Dataset extract
+++
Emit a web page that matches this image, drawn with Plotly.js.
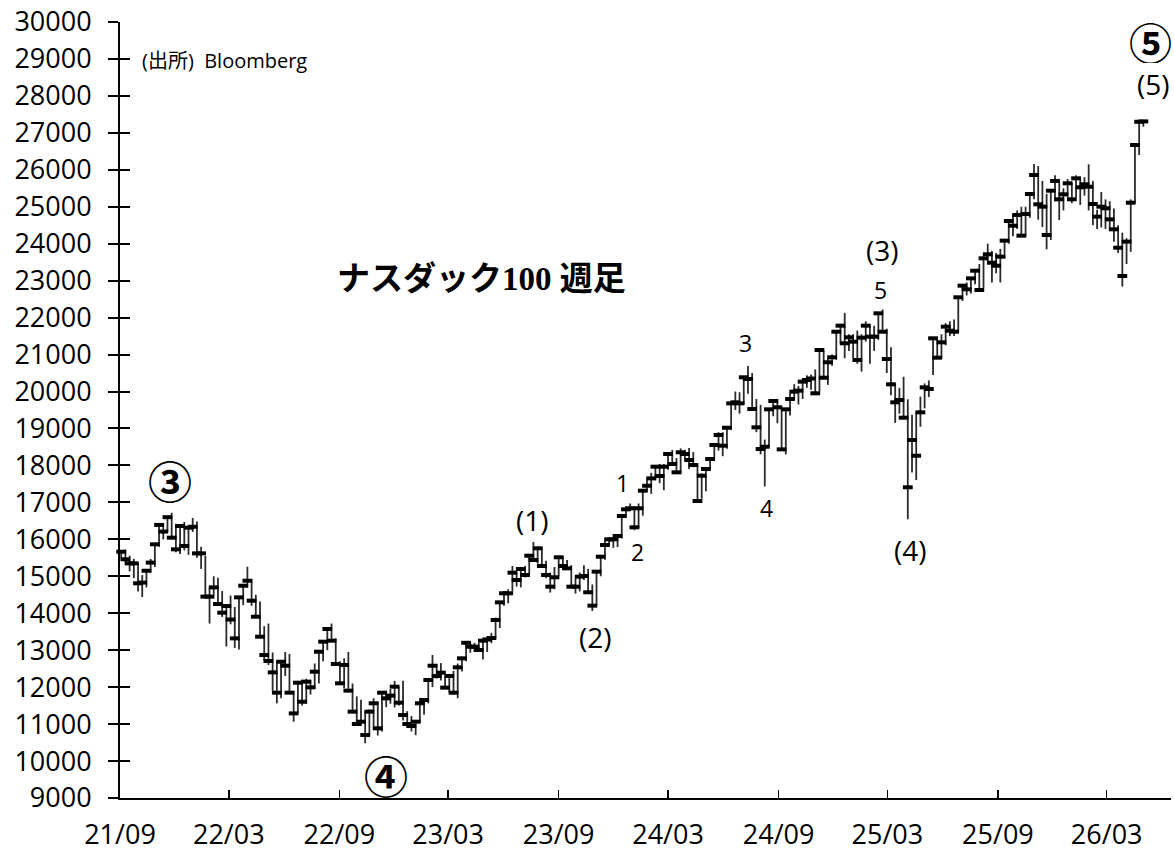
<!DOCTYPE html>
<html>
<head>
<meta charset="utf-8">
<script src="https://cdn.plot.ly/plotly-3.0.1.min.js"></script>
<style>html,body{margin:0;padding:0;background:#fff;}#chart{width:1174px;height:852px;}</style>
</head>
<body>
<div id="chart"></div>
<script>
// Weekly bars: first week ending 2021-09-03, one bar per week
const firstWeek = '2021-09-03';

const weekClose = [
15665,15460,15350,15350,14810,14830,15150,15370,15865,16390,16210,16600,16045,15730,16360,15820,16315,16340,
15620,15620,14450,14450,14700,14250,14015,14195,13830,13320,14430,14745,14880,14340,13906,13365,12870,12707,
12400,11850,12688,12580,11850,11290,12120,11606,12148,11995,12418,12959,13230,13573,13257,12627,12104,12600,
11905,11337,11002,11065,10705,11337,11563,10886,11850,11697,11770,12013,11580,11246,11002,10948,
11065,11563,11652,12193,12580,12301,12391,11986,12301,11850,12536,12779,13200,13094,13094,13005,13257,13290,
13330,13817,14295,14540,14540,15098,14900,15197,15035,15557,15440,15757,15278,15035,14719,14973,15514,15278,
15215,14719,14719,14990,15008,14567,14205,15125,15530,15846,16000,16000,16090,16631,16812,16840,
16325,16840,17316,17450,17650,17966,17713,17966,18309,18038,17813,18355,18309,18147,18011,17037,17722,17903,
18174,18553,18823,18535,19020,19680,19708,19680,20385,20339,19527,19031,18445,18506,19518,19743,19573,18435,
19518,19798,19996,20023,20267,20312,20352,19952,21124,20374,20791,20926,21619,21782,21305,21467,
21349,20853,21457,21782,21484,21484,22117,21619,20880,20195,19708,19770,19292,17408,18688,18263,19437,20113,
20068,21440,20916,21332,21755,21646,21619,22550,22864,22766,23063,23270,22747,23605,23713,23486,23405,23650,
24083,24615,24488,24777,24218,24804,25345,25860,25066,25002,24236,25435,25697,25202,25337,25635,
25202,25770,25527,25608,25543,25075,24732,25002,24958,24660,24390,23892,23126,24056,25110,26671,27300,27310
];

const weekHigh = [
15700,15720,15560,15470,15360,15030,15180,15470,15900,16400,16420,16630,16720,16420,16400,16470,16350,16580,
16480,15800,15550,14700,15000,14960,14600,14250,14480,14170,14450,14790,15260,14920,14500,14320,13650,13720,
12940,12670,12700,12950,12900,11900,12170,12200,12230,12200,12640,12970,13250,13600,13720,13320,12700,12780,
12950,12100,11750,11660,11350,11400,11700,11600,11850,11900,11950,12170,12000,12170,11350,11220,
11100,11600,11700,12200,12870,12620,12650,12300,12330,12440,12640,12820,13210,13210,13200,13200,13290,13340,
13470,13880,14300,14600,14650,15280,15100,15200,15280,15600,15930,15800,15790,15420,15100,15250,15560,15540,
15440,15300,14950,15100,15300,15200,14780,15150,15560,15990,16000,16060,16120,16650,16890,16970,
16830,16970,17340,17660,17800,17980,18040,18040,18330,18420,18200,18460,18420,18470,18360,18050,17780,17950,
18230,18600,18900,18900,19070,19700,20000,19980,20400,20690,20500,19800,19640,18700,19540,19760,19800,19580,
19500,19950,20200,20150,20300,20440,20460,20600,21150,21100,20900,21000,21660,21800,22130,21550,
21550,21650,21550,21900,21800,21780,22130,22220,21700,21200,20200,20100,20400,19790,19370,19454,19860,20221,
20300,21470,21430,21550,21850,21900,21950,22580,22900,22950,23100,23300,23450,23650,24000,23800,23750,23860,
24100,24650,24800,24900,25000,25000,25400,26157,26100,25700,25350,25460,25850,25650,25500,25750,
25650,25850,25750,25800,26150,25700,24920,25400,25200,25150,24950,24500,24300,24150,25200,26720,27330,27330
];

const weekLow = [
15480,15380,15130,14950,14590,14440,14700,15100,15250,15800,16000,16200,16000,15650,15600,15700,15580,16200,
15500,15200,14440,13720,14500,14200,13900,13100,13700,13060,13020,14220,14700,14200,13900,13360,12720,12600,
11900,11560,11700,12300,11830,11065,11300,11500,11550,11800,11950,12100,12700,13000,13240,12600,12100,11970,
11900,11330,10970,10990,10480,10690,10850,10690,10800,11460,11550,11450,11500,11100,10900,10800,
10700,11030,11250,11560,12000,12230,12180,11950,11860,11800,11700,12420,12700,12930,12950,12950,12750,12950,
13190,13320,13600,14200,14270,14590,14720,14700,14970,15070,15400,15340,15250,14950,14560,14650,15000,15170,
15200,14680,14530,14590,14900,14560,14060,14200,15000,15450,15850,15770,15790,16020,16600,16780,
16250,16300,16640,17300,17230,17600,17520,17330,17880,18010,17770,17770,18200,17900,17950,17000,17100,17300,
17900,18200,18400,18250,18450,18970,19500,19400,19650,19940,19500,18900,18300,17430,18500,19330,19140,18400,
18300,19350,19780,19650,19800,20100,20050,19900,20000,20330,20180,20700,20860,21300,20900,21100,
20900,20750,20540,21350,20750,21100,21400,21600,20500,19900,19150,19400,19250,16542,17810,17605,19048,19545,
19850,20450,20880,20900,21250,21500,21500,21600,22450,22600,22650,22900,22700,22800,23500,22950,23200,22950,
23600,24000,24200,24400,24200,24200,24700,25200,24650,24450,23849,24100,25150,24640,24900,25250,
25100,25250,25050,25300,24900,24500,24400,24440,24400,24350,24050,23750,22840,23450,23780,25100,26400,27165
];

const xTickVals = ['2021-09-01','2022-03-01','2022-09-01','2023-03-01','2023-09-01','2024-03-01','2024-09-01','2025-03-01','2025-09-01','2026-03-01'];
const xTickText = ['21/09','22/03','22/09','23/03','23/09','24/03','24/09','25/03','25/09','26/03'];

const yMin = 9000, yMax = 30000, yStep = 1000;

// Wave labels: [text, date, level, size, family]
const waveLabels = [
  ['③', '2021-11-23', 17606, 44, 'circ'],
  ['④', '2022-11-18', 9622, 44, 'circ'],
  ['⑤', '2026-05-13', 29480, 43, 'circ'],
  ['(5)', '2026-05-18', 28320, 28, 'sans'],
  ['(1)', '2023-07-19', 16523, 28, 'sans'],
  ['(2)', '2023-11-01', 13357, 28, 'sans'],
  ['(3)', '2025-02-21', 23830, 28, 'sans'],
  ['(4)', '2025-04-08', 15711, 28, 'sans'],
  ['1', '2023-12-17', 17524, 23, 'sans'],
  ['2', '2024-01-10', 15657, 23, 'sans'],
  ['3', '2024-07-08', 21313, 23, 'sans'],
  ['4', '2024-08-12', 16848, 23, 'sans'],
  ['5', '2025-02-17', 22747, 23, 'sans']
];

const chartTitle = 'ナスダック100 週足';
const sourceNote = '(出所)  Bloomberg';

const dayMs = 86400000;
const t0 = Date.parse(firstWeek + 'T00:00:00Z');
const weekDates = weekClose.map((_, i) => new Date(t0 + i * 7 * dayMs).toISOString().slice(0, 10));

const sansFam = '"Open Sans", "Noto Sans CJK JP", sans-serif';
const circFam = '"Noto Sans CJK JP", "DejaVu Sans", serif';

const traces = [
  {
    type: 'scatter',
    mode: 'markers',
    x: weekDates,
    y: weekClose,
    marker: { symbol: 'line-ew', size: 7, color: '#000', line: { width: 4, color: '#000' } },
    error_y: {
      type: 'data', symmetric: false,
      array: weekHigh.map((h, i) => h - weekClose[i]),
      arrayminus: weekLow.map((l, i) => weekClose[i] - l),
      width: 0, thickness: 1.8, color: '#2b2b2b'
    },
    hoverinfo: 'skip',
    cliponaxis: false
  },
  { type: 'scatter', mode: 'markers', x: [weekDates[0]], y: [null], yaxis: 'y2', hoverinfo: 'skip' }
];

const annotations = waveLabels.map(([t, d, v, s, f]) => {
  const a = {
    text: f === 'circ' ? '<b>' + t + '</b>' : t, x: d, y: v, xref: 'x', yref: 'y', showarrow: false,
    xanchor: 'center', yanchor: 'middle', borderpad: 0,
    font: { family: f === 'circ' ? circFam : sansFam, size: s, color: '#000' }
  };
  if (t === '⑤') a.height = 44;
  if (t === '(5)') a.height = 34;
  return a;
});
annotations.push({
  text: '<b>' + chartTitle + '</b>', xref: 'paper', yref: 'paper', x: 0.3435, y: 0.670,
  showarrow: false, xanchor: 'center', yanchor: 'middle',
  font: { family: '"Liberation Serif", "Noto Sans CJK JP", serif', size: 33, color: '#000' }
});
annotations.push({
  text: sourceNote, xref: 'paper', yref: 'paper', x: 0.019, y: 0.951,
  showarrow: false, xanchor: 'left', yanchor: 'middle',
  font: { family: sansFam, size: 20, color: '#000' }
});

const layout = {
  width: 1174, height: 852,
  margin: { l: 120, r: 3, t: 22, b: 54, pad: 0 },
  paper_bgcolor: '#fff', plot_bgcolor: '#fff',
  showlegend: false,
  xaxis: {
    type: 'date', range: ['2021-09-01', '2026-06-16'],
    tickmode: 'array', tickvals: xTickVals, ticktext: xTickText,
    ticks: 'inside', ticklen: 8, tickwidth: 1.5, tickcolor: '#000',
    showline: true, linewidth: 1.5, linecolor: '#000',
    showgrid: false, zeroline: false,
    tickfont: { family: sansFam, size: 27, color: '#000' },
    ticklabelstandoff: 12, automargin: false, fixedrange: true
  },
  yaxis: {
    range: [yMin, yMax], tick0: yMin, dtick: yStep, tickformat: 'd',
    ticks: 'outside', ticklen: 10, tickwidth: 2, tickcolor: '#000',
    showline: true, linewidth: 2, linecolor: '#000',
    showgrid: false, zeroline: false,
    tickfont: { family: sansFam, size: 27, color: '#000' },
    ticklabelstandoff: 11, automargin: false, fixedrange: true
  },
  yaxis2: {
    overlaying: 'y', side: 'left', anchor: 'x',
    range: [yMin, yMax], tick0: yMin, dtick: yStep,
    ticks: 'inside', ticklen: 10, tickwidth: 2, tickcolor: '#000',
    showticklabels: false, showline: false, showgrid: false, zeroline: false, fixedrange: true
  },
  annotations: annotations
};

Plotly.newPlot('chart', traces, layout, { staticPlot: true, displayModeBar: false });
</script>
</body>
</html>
+++
Exercise
Repeat, exactly and in full, each line from the start of the data to the line that contains "const firstWeek = '2021-09-03';". Pictures do not go in.

Exercise result
Emit a web page that matches this image, drawn with Plotly.js.
<!DOCTYPE html>
<html>
<head>
<meta charset="utf-8">
<script src="https://cdn.plot.ly/plotly-3.0.1.min.js"></script>
<style>html,body{margin:0;padding:0;background:#fff;}#chart{width:1174px;height:852px;}</style>
</head>
<body>
<div id="chart"></div>
<script>
// Weekly bars: first week ending 2021-09-03, one bar per week
const firstWeek = '2021-09-03';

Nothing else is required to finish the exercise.